Allied had become the first global down supplier to implement those two practices in 2009 as it sought to assure its customers years before it even began working with The North Face and other customers to establish the RDS. Allied Feather remains the only U.S. company that owns a down processing facility in China, where it maintains a five-person sourcing staff, according to Uretsky.
A farmer recants
In an interview Thursday, Uretsky said the supplier implicated as buying live-plucked feathers from New White Goose has since secured a signed statement from the cooperative’s management attesting to the face it never sold any of its feathers to the company.
“Their claim is they never bought any feathers from White Goose and they’ve got a written statement from them saying they never bought anything from that farm,” said Uretsky.
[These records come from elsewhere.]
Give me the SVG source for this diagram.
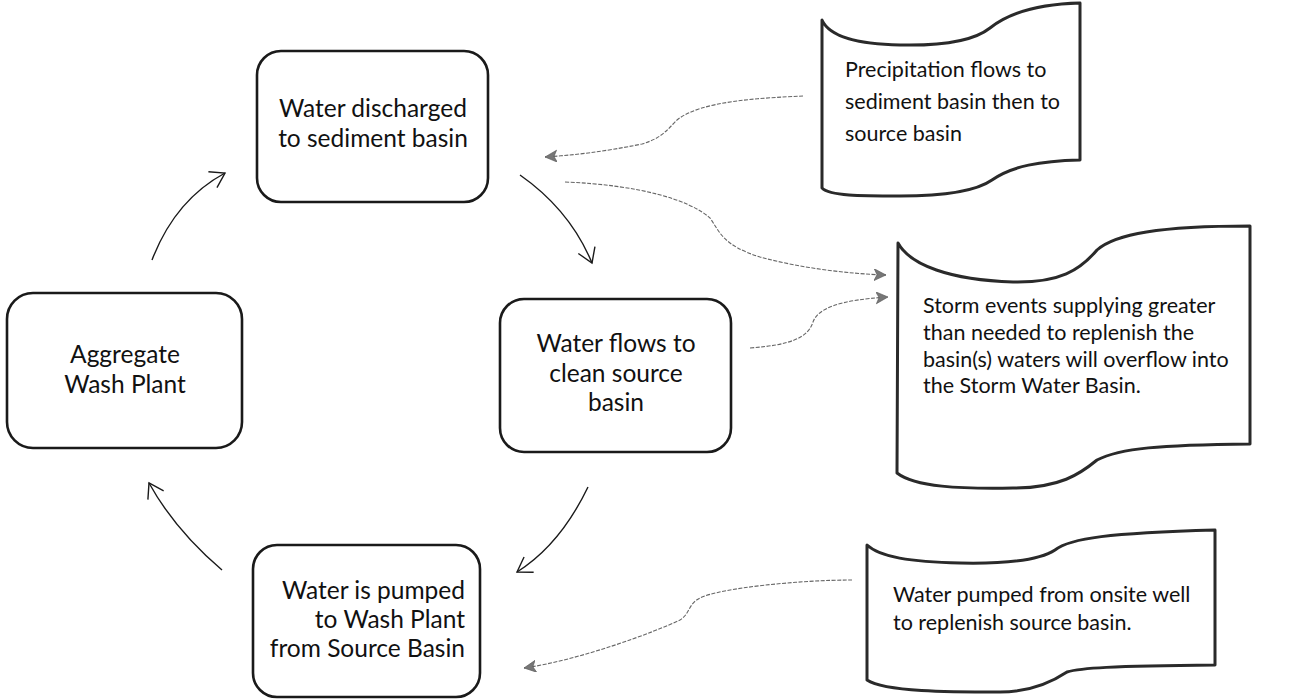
<svg xmlns="http://www.w3.org/2000/svg" width="1293" height="700" viewBox="0 0 1293 700">
<style>
.box{fill:#fff;stroke:#1a1a1a;stroke-width:2.6}
.doc{fill:#fff;stroke:#2a2a2a;stroke-width:3;stroke-linejoin:round}
.t{font-family:Lato,"Liberation Sans",sans-serif;fill:#111}
.nt{font-size:24.5px;text-anchor:middle}
.ne{font-size:24.5px;text-anchor:end}
.dt{font-size:21.5px}
.solid{fill:none;stroke:#1a1a1a;stroke-width:1.4}
.dot{fill:none;stroke:#666;stroke-width:1.1;stroke-dasharray:4 1.5}
</style>
<defs>
<marker id="open" markerUnits="userSpaceOnUse" markerWidth="24" markerHeight="24" refX="16" refY="10" orient="auto">
<path d="M2,1 L16,10 L2,19" fill="none" stroke="#1a1a1a" stroke-width="1.4"/>
</marker>
<marker id="tri" markerUnits="userSpaceOnUse" markerWidth="16" markerHeight="14" refX="12" refY="6" orient="auto">
<path d="M0,0 L12,6 L0,12 L3,6 Z" fill="#777" stroke="#555" stroke-width="0.6"/>
</marker>
</defs>
<rect width="1293" height="700" fill="#fff"/>

<g id="n-discharged">
<rect class="box" x="257" y="51" width="231" height="151" rx="24"/>
<text class="t nt" x="373" y="117">Water discharged</text>
<text class="t nt" x="373" y="147">to sediment basin</text>
</g>

<g id="n-washplant">
<rect class="box" x="7" y="293" width="235" height="155" rx="26"/>
<text class="t nt" x="125" y="363">Aggregate</text>
<text class="t nt" x="125" y="393">Wash Plant</text>
</g>

<g id="n-flows">
<rect class="box" x="500" y="299" width="231" height="153" rx="24"/>
<text class="t nt" x="616" y="352">Water  flows to</text>
<text class="t nt" x="616" y="382">clean source</text>
<text class="t nt" x="616" y="411">basin</text>
</g>

<g id="n-pumped">
<rect class="box" x="253" y="545" width="227" height="152" rx="24"/>
<text class="t ne" x="465" y="599">Water is pumped</text>
<text class="t ne" x="465" y="628">to Wash Plant</text>
<text class="t ne" x="465" y="657">from Source Basin</text>
</g>

<g id="d-precip">
<path class="doc" d="M822,20 C830,38 860,44 900,45 C945,46 975,40 990,28 C1010,12 1040,4 1080,3 L1080,160 C1040,161 1012,166 992,180 C975,192 940,196 900,196 C860,196 830,196 822,188 Z"/>
<text class="t dt" x="845" y="77">Precipitation flows to</text>
<text class="t dt" x="845" y="109">sediment basin then to</text>
<text class="t dt" x="845" y="141">source basin</text>
</g>

<g id="d-storm">
<path class="doc" d="M898,243 C910,265 950,280 1013,282 C1060,283 1080,270 1097,250 C1115,234 1160,226 1250,226 L1250,444 C1160,445 1120,448 1097,460 C1080,474 1060,488 1013,488 C960,489 915,487 897,473 Z"/>
<text class="t dt" x="923" y="313">Storm events supplying greater</text>
<text class="t dt" x="923" y="340">than needed to replenish the</text>
<text class="t dt" x="923" y="367">basin(s) waters will overflow into</text>
<text class="t dt" x="923" y="393">the Storm Water Basin.</text>
</g>

<g id="d-well">
<path class="doc" d="M867,545 C880,557 910,562 960,563 C1010,564 1040,560 1055,550 C1070,538 1110,533 1215,530 L1215,665 C1110,666 1080,668 1067,672 C1052,682 1030,692 1000,692 C950,692 885,692 867,680 Z"/>
<text class="t dt" x="893" y="602">Water pumped from onsite well</text>
<text class="t dt" x="893" y="630">to replenish source basin.</text>
</g>

<g id="connectors">
<path class="solid" d="M152,260 Q175,200 225,173" marker-end="url(#open)"/>
<path class="solid" d="M520,175 Q570,210 592,263" marker-end="url(#open)"/>
<path class="solid" d="M588,487 Q560,545 517,572" marker-end="url(#open)"/>
<path class="solid" d="M222,570 Q175,530 149,483" marker-end="url(#open)"/>
<path class="dot" d="M803,96 C760,98 700,101 677,120 C667,130 662,138 642,144 C602,152 575,155 545,157" marker-end="url(#tri)"/>
<path class="dot" d="M565,182 C640,185 690,200 710,218 C720,232 722,245 760,257 C800,268 850,274 886,275" marker-end="url(#tri)"/>
<path class="dot" d="M750,348 C790,345 808,338 813,322 C818,308 840,300 888,297" marker-end="url(#tri)"/>
<path class="dot" d="M852,580 C800,580 720,588 700,598 C688,604 690,614 680,620 C655,632 580,660 524,668" marker-end="url(#tri)"/>
</g>
</svg>
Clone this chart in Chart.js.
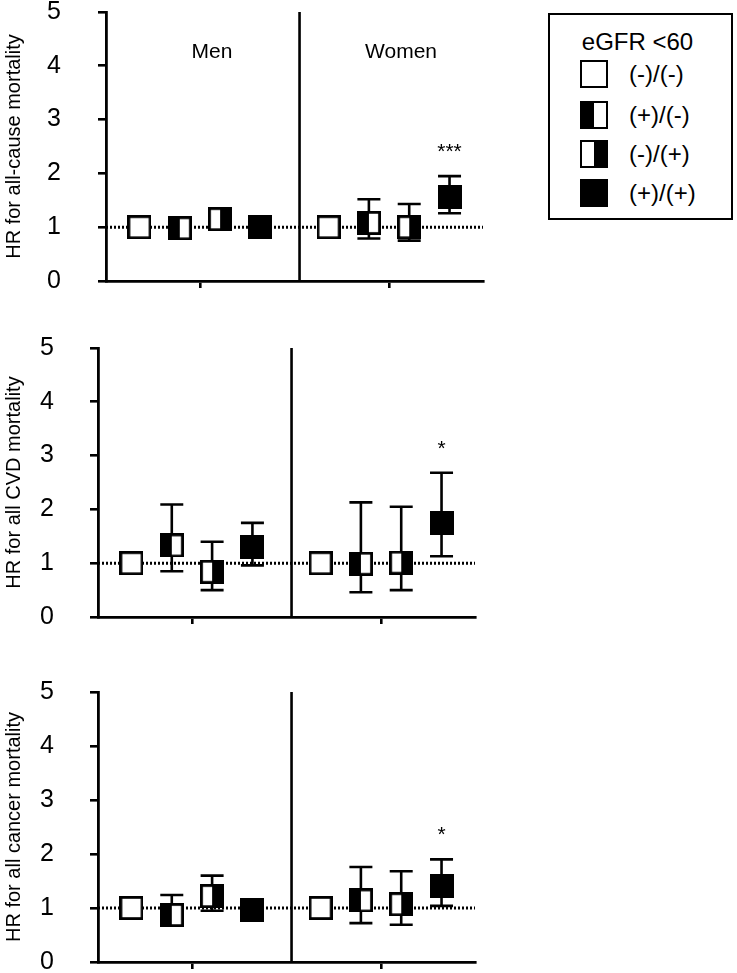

Uretsky noted other inaccuracies in PETA’s report, including its assertion that RDS “permits suppliers to handle both feathers that are live-plucked and those that are plucked after the birds are dead, making it unclear how much the consumer can trust that any real safeguard against live plucking is in place.”
“No it does not,” he said. “And we’re incredibly disappointed in how disingenuous we feel their attack is, as any link made to connect Allied to any such material is simply non-existent.”
Despite the sentiment, Uretsky, who is an attorney, has no plans to sue PETA or demand a retraction.
“We know we have not done anything wrong and I think our customers understand that PETA is nitpicking on a part of industry that is trying to improve animal welfare,” he said.
Among those customers are Eddie Bauer, which announced its commitment to use 100-percent RDS-certified down in October 2014 and buys exclusively from Allied.
“We researched PETA’s allegations with AFD and there is no evidence of any live-plucked goose down entered our supply chain,” the company said in a statement sent to SGB Executive June 3. PETA, meanwhile, stands by the claims in its report, which a spokesperson said had generated a great response in the form of media coverage and industry introspection.
“We are in discussions with several companies,” said Anne Brainard, a spokesperson with PETA. “Companies are taking a close look at sourcing practices and whether they need to use down at all and the fact that suppliers are flat out lying.”